I use a 4 Part Training Loop for the majority of my conditioning exercises. This includes…
1. Reset Cookie: Which begins the loop and moves the dog into position.
2. Placement of Reward + Handler Motion: To set the line, and refine the dog’s direction and speed.
3. Stopper Cookie: To stop the dog’s forward motion and reward the desired behavior
4. Off Cookie: To help the dog exit the props safely.
NOTE: These Pre Foundation exercises are really training skills all future exercises are built upon. If your pup is struggling with arousal levels increasing / decreasing, frustration, giving up, or a general lack of understanding, incorporating these Pre Foundation skills is sure to help!!
Targets: This video shows how a Training Loop is used over a variety of exercises. And even with my adult / seasoned dogs, I use this strategy to help moderate arousal levels in known exercises, and also while teaching brand new exercises. This strategy is particularly helpful when the dog seems to be challenged or “isn’t getting it”. Using the Reset Cookie is a great way to help “unstick” the dog (mentally, physically, or both), and help them try again.

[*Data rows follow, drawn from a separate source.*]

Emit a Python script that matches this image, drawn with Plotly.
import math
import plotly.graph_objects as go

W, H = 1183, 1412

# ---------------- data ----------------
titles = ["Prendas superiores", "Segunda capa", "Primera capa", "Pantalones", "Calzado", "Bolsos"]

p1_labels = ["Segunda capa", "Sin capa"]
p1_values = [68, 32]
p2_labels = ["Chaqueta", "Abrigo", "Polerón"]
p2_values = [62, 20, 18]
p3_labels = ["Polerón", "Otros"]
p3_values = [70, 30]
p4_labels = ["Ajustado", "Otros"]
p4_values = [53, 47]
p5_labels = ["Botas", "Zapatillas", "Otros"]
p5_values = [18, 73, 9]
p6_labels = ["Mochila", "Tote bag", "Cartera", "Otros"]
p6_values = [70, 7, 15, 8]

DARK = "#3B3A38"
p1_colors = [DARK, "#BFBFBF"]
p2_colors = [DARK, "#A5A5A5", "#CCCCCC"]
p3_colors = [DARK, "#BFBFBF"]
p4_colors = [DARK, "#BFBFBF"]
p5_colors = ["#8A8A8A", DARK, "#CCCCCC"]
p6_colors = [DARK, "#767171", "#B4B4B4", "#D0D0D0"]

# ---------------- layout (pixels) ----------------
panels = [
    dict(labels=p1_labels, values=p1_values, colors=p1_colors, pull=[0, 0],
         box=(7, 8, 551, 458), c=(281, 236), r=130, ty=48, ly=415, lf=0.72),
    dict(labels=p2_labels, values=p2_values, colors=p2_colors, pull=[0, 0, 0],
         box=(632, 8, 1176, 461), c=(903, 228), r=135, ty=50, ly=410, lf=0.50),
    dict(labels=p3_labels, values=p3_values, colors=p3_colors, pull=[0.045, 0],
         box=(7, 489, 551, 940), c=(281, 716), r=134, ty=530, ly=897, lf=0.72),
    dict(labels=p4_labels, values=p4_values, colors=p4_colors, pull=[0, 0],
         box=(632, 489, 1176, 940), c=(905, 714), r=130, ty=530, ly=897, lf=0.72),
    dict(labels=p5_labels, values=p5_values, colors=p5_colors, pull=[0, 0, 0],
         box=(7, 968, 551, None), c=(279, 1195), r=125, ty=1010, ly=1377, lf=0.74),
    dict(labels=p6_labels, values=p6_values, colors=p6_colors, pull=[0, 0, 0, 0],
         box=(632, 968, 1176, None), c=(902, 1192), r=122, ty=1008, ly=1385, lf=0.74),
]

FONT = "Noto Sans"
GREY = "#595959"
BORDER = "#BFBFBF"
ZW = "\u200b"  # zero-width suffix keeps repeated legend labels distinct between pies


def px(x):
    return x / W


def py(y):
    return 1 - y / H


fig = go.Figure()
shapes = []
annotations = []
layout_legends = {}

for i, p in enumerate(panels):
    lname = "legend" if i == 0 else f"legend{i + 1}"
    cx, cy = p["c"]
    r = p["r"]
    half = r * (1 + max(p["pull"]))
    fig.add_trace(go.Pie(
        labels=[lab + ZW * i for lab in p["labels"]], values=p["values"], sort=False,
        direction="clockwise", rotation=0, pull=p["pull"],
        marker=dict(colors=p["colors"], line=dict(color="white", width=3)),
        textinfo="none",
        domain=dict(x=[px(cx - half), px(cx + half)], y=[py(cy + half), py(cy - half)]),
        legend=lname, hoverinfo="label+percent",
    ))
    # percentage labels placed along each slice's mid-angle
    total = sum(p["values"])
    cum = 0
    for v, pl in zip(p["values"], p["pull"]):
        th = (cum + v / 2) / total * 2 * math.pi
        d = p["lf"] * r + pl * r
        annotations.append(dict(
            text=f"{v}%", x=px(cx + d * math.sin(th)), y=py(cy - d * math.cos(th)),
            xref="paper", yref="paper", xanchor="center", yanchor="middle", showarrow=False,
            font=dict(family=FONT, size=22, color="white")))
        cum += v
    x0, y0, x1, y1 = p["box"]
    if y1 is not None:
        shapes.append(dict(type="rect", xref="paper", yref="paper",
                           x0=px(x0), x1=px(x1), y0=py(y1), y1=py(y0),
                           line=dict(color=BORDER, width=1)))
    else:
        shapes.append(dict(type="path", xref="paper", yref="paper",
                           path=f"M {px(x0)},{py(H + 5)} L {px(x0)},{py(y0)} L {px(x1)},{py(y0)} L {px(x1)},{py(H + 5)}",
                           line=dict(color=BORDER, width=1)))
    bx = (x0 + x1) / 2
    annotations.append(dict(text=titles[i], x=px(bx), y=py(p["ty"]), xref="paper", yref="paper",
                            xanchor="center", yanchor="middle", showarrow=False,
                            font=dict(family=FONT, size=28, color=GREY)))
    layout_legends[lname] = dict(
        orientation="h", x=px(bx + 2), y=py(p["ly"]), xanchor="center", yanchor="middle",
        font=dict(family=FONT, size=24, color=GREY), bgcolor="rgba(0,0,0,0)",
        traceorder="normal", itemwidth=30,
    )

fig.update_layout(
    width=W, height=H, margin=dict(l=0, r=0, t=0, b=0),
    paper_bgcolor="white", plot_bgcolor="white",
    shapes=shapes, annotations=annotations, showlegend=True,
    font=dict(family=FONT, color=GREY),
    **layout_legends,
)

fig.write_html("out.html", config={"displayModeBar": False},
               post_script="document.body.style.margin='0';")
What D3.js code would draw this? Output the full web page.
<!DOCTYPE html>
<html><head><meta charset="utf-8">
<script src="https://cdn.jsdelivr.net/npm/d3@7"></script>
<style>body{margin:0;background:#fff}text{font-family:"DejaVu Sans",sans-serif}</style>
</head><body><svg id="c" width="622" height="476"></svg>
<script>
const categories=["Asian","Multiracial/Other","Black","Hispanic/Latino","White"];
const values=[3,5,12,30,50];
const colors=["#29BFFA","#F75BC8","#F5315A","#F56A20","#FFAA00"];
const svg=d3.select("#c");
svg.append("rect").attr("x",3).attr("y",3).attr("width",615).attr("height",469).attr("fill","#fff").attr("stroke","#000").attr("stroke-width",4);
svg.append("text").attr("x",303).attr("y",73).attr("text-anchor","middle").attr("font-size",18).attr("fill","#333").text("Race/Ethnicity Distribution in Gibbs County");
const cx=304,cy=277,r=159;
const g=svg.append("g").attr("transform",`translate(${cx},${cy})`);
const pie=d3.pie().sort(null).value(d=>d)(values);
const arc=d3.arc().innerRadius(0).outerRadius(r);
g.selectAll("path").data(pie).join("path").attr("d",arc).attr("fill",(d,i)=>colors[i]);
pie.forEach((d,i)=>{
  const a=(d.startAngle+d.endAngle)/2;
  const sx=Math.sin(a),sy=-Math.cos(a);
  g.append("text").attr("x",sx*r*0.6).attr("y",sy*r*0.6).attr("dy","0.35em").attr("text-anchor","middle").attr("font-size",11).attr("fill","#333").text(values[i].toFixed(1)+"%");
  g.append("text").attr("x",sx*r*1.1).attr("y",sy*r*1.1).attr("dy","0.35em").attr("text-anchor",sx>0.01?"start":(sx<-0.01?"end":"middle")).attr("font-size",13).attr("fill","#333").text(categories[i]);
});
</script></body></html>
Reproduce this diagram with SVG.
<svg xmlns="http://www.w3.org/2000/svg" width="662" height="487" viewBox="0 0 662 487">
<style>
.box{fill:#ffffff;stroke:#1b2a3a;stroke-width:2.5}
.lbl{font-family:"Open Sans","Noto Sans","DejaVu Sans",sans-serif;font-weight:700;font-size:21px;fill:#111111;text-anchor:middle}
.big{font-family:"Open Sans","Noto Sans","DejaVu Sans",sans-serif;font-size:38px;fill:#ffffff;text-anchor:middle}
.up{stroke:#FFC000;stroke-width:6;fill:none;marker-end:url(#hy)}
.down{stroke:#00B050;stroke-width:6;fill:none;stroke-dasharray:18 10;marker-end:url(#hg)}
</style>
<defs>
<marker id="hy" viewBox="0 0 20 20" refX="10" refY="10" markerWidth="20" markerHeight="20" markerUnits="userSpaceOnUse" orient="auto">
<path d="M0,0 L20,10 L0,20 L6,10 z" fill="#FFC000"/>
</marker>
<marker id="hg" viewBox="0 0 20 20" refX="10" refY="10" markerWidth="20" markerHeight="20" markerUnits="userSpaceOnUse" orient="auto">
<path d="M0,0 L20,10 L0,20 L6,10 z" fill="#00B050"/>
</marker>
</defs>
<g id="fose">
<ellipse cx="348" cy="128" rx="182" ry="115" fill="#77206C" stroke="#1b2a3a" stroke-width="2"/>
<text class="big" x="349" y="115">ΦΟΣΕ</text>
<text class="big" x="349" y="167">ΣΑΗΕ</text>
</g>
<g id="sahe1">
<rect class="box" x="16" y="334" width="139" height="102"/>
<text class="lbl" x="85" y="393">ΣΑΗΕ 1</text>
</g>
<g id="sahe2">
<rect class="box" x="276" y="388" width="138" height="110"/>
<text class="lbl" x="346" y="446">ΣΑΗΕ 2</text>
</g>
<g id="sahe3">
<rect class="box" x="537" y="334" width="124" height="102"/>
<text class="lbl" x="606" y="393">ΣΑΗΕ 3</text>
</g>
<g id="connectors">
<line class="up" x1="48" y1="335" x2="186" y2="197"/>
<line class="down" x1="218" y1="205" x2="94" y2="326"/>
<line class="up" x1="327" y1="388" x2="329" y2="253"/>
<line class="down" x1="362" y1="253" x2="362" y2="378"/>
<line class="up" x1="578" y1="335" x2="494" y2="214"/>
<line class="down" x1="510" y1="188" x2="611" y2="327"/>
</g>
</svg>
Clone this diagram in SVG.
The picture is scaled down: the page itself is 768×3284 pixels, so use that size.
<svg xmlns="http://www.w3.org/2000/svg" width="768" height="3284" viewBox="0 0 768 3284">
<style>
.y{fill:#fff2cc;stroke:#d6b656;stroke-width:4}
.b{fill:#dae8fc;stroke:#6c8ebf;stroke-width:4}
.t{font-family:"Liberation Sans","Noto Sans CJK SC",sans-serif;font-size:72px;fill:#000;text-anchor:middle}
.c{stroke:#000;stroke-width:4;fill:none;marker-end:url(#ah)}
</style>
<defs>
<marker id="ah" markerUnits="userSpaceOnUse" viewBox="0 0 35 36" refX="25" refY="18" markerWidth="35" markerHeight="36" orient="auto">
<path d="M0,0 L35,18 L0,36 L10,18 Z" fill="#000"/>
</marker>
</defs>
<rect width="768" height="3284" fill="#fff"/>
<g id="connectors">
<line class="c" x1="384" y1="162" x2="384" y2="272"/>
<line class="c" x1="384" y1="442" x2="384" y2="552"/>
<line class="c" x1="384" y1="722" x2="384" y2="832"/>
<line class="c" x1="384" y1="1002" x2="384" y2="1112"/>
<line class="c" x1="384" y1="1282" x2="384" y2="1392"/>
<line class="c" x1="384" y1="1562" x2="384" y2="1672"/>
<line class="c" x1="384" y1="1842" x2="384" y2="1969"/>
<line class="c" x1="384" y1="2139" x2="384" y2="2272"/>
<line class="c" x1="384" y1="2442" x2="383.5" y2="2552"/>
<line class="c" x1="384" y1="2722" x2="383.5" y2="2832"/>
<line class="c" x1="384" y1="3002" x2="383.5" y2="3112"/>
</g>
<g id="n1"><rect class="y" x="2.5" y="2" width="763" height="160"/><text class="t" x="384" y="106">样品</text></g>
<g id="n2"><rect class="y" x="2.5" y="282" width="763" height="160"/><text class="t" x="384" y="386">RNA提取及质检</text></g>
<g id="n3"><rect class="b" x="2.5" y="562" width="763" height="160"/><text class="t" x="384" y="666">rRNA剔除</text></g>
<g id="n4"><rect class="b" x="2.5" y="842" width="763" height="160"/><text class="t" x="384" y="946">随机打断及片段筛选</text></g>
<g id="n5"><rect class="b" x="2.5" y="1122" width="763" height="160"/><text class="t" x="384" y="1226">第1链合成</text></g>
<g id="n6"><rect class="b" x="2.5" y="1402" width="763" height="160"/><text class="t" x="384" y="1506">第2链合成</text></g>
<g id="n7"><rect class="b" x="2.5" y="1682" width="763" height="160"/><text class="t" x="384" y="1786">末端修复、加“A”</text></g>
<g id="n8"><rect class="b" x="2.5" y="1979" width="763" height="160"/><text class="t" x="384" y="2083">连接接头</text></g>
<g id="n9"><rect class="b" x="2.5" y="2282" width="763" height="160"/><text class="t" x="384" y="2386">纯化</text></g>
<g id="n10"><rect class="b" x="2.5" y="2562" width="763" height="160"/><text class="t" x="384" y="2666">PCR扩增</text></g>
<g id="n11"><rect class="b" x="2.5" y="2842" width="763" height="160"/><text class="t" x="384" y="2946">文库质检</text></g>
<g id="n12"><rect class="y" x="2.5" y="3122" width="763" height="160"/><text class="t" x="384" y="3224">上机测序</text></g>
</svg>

1. The Training Loop can be modified as needed for the exercise you are implementing with your dog, and the specifics of the prop setup. Stopper Cookies can be added or removed as necessary. BUT please don’t be stingy with your rewards.
2. If your pup is not executing an exercise correctly (as demonstrated in the video) a Reset Cookie is a much better option than allowing your pup to founder and fail.
3. After reward history is built in, and the dog understands the movement pattern we want, THEN it’s ok to reduce your assistance and see of they can be correct on their own. But it’s better to leave the “Training Wheels” on too long than to take them off too soon, and risk frustration. If my dog is not successful, or attempting to be successful in 3 seconds, I will reset.
4. If the dog is following the Training Loop, but is still not being successful (needing multiple resets without improvement), it’s likely there’s a weakness in the underlying skills, the training plan is too difficult, or the exercise is too complex. Try to break things down, and see where the behavior can be split into smaller skills, vs lumping them together. You can see an example of this in the Introducing Platforms video.